Airlines for America (A4A), the Washington D.C.-based lobby group for the leading U.S. airlines, today forecast that summer 2015 air travel would rise to its highest level ever, while also reporting that U.S. passenger airlines achieved strong operational performance and improved profitability in the first quarter despite another harsh winter.
"With 13 of the 15 busiest air travel days of the year falling in the summer months, U.S. airlines are well-prepared to accommodate the increased travel demand by adding flights and seats, and deploying new and larger aircraft, along with a boost in staffing to enhance the customer experience," said John Heimlich, A4A Vice President and Chief Economist
A4A projects approximately 222 million passengers (2.4 million per day) are expected to fly on U.S. airlines from June 1 - Aug. 31, up 4.5 percent (104,000 passengers per day) from 2014.
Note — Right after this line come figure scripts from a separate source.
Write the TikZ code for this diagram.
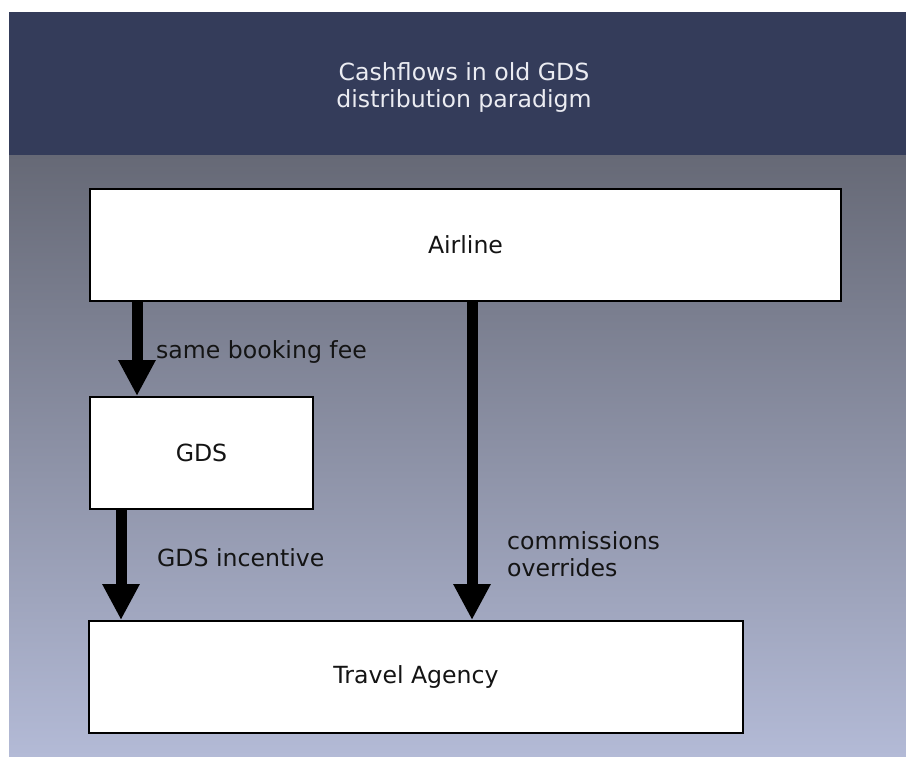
\documentclass[tikz,border=0pt]{standalone}
\usepackage{fontspec}
\setmainfont{DejaVu Sans}
\usetikzlibrary{arrows.meta}
\definecolor{bandblue}{RGB}{52,60,90}
\definecolor{gtop}{RGB}{102,105,118}
\definecolor{gbot}{RGB}{179,186,214}
\definecolor{titlegray}{RGB}{235,236,242}
\definecolor{inkgray}{RGB}{20,20,20}

\begin{document}
\begin{tikzpicture}[x=1pt,y=-1pt,
  box/.style={draw=black,line width=2pt,fill=white,anchor=north west,inner sep=0pt,
    minimum height=112pt,text=inkgray,font=\fontsize{23.6}{27}\selectfont},
  flow/.style={line width=11pt,-{Triangle[length=36pt,width=35pt]}},
  lbl/.style={inner sep=0pt,text=inkgray,font=\fontsize{23.6}{27}\selectfont}]
\useasboundingbox (0,0) rectangle (906,756);
% background panel
\fill[bandblue] (9,12) rectangle (906,155);
\shade[top color=gtop,bottom color=gbot] (9,155) rectangle (906,756);
\node[lbl,text=titlegray,align=center,anchor=base] (title) at (464,107) {Cashflows in old GDS\\distribution paradigm};
% boxes
\node[box,minimum width=751pt] (airline) at (89,188) {Airline};
\node[box,minimum width=223pt] (gds) at (89,396) {GDS};
\node[box,minimum width=654pt] (agency) at (88,620) {Travel Agency};
% cash flows
\draw[flow] ([xshift=48pt]airline.south west) -- ([xshift=48pt]gds.north west);
\draw[flow] ([xshift=32pt]gds.south west) -- ([xshift=33pt]agency.north west);
\draw[flow] ([xshift=383pt]airline.south west) -- ([xshift=384pt]agency.north west);
\node[lbl,anchor=base west] (feelbl) at (156,358) {same booking fee};
\node[lbl,anchor=base west] (inclbl) at (157,566) {GDS incentive};
\node[lbl,anchor=base west,align=left] (comlbl) at (507,576) {commissions\\overrides};
\end{tikzpicture}
\end{document}
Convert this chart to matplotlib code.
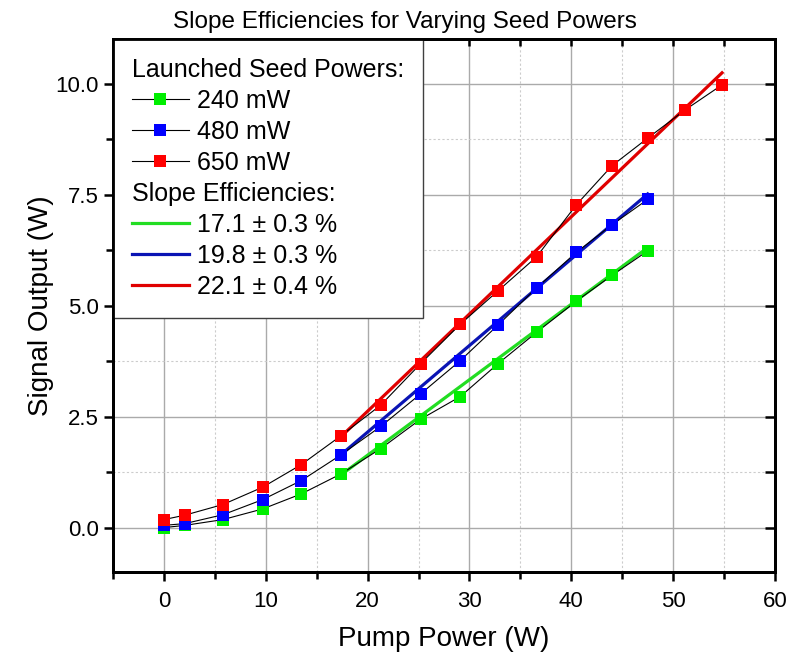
import matplotlib
matplotlib.use('Agg')
import matplotlib.pyplot as plt
from matplotlib.lines import Line2D
from matplotlib.ticker import MultipleLocator, FormatStrFormatter

plt.rcParams['font.family'] = ['Liberation Sans', 'DejaVu Sans']

# pump power (W) and signal output (W) for each launched seed power
pump = [0, 2.06, 5.8, 9.7, 13.5, 17.4, 21.3, 25.2, 29.1, 32.8, 36.6, 40.5, 44.0, 47.5, 51.2, 54.8]
sig_240 = [0.0, 0.05, 0.18, 0.42, 0.76, 1.21, 1.78, 2.44, 2.95, 3.69, 4.40, 5.10, 5.68, 6.23]
sig_480 = [0.05, 0.09, 0.29, 0.63, 1.06, 1.64, 2.28, 3.01, 3.76, 4.56, 5.40, 6.20, 6.82, 7.39]
sig_650 = [0.18, 0.28, 0.52, 0.91, 1.42, 2.07, 2.76, 3.69, 4.58, 5.33, 6.10, 7.27, 8.15, 8.77, 9.41, 9.97]
seed_labels = ['240 mW', '480 mW', '650 mW']

# linear fits (slope efficiency) drawn from fit_start to the last point
fit_labels = ['17.1 ± 0.3 %', '19.8 ± 0.3 %', '22.1 ± 0.4 %']
fit_slope = [0.170, 0.195, 0.219]
fit_icpt = [-1.77, -1.75, -1.76]
fit_start = 17.4

marker_colors = ['#00ee00', '#0000ff', '#ff0000']
fit_colors = ['#22dd22', '#0a14b4', '#e00000']

XLIM = (-5, 60)
YLIM = (-1, 11)

fig = plt.figure(figsize=(7.9, 6.52), dpi=100)
ax = fig.add_axes([0.143, 0.1227, 0.838, 0.8173])

series = [sig_240, sig_480, sig_650]
for i, sig in enumerate(series):
    x = pump[:len(sig)]
    xf = [fit_start, x[-1]]
    yf = [fit_slope[i] * v + fit_icpt[i] for v in xf]
    ax.plot(xf, yf, color=fit_colors[i], lw=2.3, zorder=3 + i * 0.1)
    ax.plot(x, sig, color='black', lw=0.8, marker='s', ms=8.5, mfc=marker_colors[i],
            mec=marker_colors[i], mew=0, zorder=4 + i * 0.1)

ax.set_xlim(*XLIM)
ax.set_ylim(*YLIM)
ax.xaxis.set_major_locator(MultipleLocator(10))
ax.xaxis.set_minor_locator(MultipleLocator(5))
ax.yaxis.set_major_locator(MultipleLocator(2.5))
ax.yaxis.set_minor_locator(MultipleLocator(1.25))
ax.yaxis.set_major_formatter(FormatStrFormatter('%.1f'))

ax.grid(which='major', color='#aaaaaa', lw=1.0, zorder=0)
ax.grid(which='minor', color='#cccccc', lw=0.8, ls=(0, (2, 2)), zorder=0)
ax.set_axisbelow(True)

ax.tick_params(which='both', direction='out', width=1.8, labelsize=16, colors='black')
ax.tick_params(which='major', length=6.5)
ax.tick_params(which='minor', length=5)
ax.tick_params(axis='x', pad=7)

# top and right ticks point inwards, Origin style
ax_t = ax.twiny()
ax_t.set_xlim(*XLIM)
ax_t.xaxis.set_major_locator(MultipleLocator(10))
ax_t.xaxis.set_minor_locator(MultipleLocator(5))
ax_t.tick_params(which='both', direction='in', width=1.8, length=5, labeltop=False)
ax_r = ax.twinx()
ax_r.set_ylim(*YLIM)
ax_r.yaxis.set_major_locator(MultipleLocator(2.5))
ax_r.yaxis.set_minor_locator(MultipleLocator(1.25))
ax_r.tick_params(which='both', direction='in', width=1.8, length=7, labelright=False)
for a in (ax, ax_t, ax_r):
    for s in a.spines.values():
        s.set_linewidth(2)
        s.set_zorder(6)

ax.set_xlabel('Pump Power (W)', fontsize=20, labelpad=10)
ax.set_ylabel('Signal Output (W)', fontsize=20, labelpad=1)
ax.set_title('Slope Efficiencies for Varying Seed Powers', fontsize=17.5, pad=8, x=0.441)

blank = Line2D([], [], color='none')
handles = [blank]
labels = ['Launched Seed Powers:']
for i in range(3):
    handles.append(Line2D([], [], color='black', lw=0.8, marker='s', ms=8.5,
                          mfc=marker_colors[i], mew=0))
    labels.append(seed_labels[i])
handles.append(blank)
labels.append('Slope Efficiencies:')
for i in range(3):
    handles.append(Line2D([], [], color=fit_colors[i], lw=2.3))
    labels.append(fit_labels[i])

leg = ax_r.legend(handles, labels, loc='upper left', bbox_to_anchor=(0, 1), borderaxespad=0,
                  fontsize=18, handlelength=2.3, handletextpad=0.3, labelspacing=0.28,
                  borderpad=0.75, fancybox=False, framealpha=1, edgecolor='#404040')
leg.get_frame().set_linewidth(1.0)

# header rows get no handle box, so their text lines up with the handles
for col in leg._legend_handle_box.get_children():
    for row in col.get_children():
        da, ta = row.get_children()
        if ta.get_text().endswith(':'):
            da.width = 0
            row.sep = 0

fig.savefig('out.png', dpi=100)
This includes 31 million travelers (332,000 per day) on international flights - a record high. To accommodate the expected growth in demand, airlines are increasing the number of available seats by 4.6 percent, or 126,000 per day, during this period.
Published airline schedules show Canada, Mexico, the United Kingdom, Germany and Japan, respectively, as the top five nonstop international destinations from the United States.
"The continued rise in U.S. consumer sentiment and employment is leading to more people traveling more often, and air travel remains one of the best consumer bargains in America," Heimlich said.
During the first quarter of 2015, 10 publicly traded U.S. passenger carriers collectively reported a Generally Accepted Accounting Principles (GAAP) net profit of $3.1 billion, or 8.4 percent, which improved from 1.1 percent during the same period in 2014. Operating revenues rose 3.1 percent year over year, due in large part to a 3.9 percent increase in the number of air travelers, which is the equivalent to an additional 72,400 passengers per day. Wages and benefits rose 10.5 percent, overtaking fuel for the top spot among industry operating expenses. While the 8.4 percent margin is an improvement over last year, it leaves the industry shy of the U.S. corporate average of 9.8 percent, as measured by the Standard & Poor's (S&P) 500.
Heimlich noted that February 2015 was the 15th consecutive month of employment gains at U.S. airlines, having added nearly 9,500 jobs over the past five years.